What the task requires |
Find the line with "Write the matplotlib code for this chart." and the line with "import numpy as np", then repeat both of them and every line in between exactly. Omit the pictures.

═══ Stored rows ═══

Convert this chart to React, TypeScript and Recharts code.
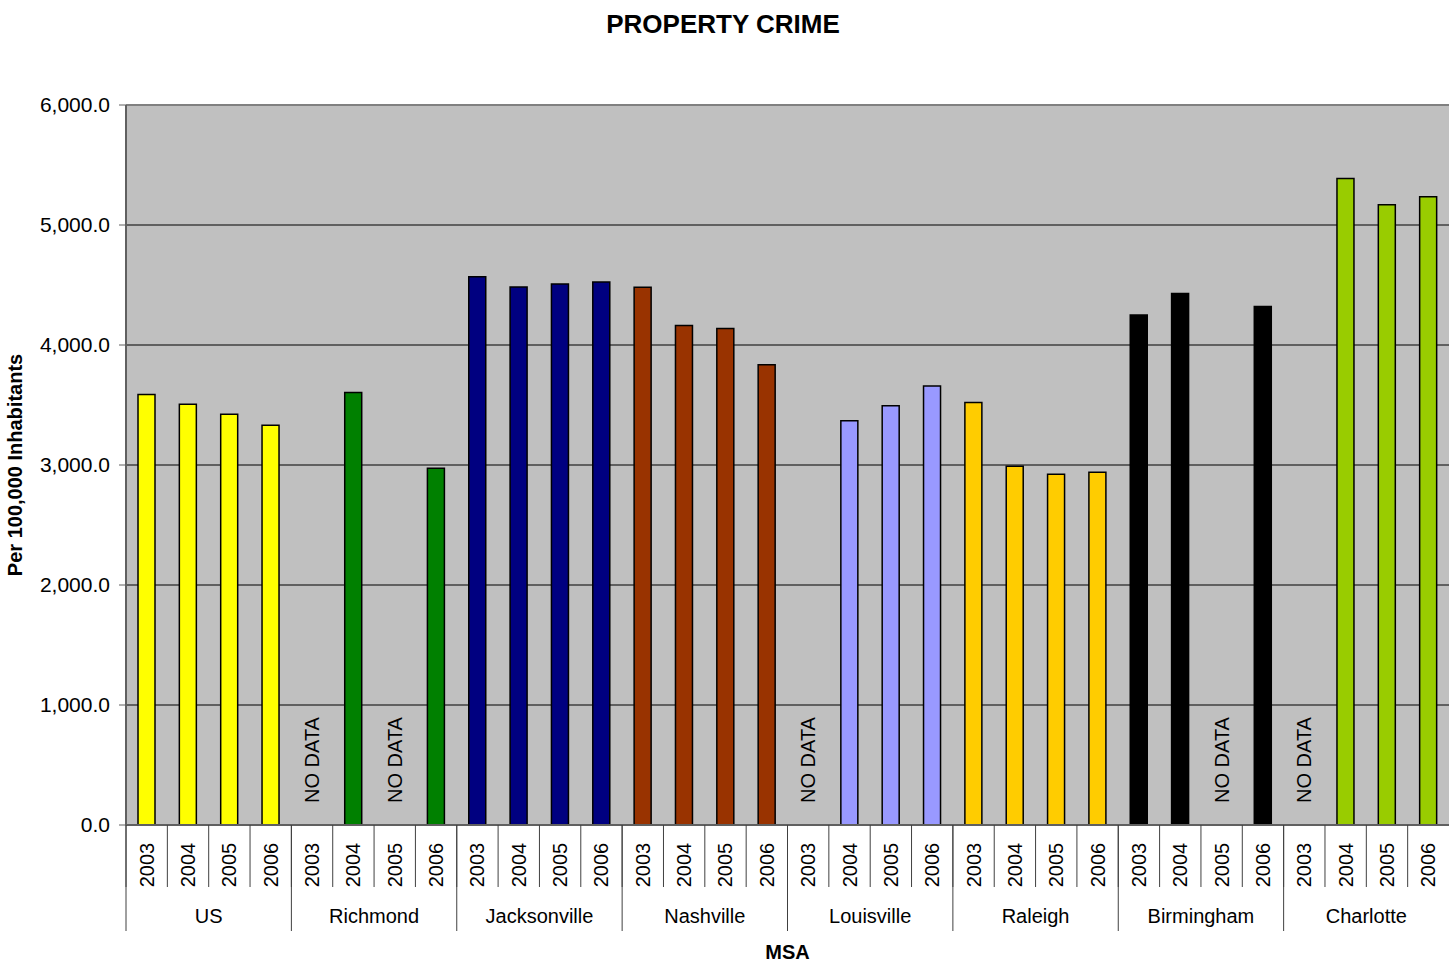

═══
═══ Stored rows ═══

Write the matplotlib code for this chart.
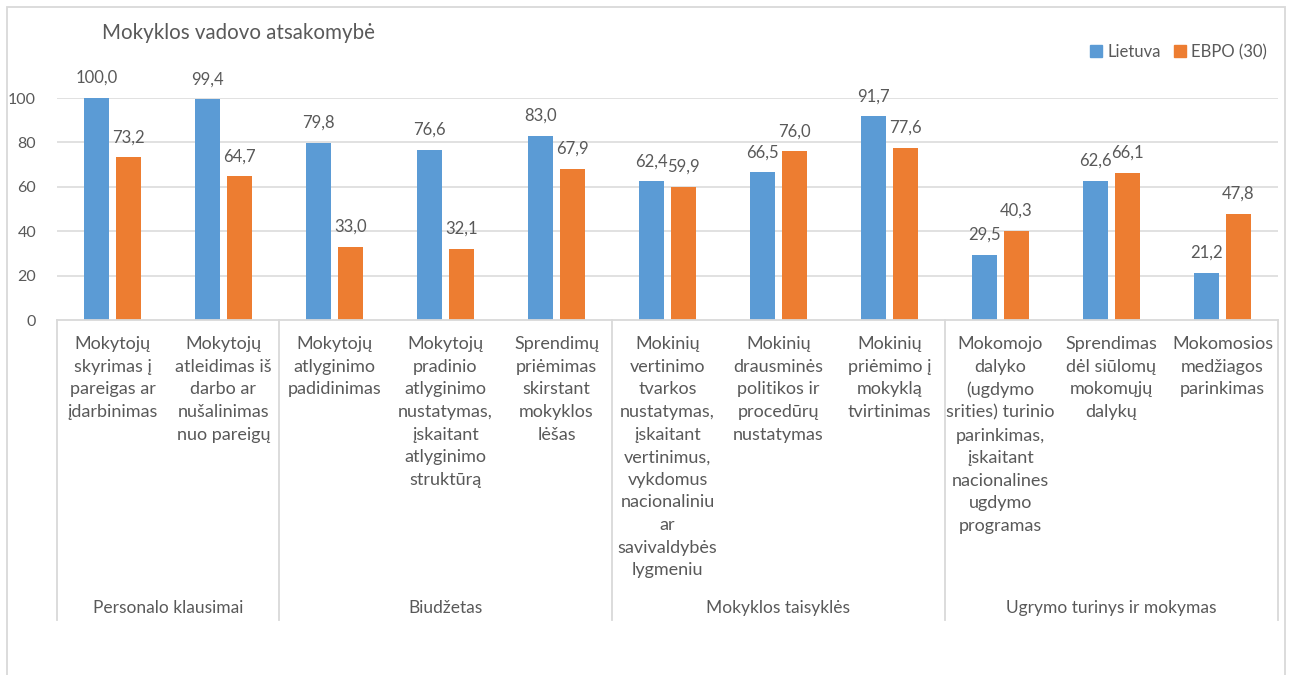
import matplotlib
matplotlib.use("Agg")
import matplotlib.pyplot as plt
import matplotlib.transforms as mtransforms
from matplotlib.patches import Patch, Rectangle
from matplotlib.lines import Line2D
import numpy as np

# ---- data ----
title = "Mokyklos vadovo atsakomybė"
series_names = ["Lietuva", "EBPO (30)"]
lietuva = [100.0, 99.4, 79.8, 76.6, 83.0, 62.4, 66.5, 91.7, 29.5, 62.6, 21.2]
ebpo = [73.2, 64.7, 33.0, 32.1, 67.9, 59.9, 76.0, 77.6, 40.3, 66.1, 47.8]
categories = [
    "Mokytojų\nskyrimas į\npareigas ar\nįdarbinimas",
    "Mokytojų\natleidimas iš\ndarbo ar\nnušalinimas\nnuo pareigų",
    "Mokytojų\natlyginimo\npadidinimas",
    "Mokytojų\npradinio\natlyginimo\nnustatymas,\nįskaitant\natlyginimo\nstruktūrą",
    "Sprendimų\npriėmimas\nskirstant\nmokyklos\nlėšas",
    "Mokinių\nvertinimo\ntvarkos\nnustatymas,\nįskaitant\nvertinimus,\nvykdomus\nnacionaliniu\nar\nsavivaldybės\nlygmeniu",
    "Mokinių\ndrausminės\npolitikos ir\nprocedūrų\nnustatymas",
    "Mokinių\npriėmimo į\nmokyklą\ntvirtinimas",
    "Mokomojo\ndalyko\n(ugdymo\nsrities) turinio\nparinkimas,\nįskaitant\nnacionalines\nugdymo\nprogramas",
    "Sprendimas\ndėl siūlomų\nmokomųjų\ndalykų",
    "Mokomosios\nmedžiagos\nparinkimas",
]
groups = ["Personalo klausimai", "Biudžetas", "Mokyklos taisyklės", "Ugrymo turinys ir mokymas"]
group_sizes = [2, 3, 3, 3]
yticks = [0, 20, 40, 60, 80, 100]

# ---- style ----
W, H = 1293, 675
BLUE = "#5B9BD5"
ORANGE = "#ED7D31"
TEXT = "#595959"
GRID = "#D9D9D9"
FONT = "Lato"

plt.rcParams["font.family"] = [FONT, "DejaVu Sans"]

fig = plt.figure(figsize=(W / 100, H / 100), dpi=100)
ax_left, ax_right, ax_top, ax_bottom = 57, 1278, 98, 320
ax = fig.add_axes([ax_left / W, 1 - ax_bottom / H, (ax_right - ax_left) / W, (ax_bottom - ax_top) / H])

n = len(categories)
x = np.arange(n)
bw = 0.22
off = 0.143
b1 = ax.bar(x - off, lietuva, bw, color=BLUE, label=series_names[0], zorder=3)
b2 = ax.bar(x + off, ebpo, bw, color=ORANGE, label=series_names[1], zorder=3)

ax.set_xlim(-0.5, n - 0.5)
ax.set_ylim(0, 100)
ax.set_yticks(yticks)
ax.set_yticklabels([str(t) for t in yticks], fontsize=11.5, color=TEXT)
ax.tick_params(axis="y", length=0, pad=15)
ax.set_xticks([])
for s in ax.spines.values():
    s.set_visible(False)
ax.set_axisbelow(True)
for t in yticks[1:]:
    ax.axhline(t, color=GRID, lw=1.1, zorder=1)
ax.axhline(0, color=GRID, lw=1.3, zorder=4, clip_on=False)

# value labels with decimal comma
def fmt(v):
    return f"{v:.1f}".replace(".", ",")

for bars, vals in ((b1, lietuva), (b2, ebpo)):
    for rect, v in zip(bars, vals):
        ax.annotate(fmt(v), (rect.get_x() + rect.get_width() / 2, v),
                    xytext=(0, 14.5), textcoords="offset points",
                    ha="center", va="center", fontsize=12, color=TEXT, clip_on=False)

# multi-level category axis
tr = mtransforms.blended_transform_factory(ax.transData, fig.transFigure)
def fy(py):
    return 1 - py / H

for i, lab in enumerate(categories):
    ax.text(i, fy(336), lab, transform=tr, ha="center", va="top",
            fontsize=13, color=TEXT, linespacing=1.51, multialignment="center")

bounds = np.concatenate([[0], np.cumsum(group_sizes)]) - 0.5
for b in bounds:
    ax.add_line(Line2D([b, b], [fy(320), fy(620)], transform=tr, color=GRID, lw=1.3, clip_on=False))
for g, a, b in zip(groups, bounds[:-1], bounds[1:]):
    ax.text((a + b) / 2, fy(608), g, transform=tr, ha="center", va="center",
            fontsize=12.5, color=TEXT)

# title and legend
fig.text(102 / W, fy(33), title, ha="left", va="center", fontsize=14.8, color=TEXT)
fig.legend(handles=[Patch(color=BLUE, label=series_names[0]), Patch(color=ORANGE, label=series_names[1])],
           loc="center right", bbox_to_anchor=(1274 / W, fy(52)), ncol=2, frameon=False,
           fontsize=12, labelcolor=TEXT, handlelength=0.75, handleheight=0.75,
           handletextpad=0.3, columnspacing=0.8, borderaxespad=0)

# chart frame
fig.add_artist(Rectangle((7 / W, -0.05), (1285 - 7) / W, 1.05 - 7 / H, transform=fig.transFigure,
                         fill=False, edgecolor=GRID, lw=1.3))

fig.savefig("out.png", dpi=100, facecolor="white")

═══

Response to this exercise |
Write the matplotlib code for this chart.
import matplotlib
matplotlib.use("Agg")
import matplotlib.pyplot as plt
import matplotlib.transforms as mtransforms
from matplotlib.patches import Patch, Rectangle
from matplotlib.lines import Line2D
import numpy as np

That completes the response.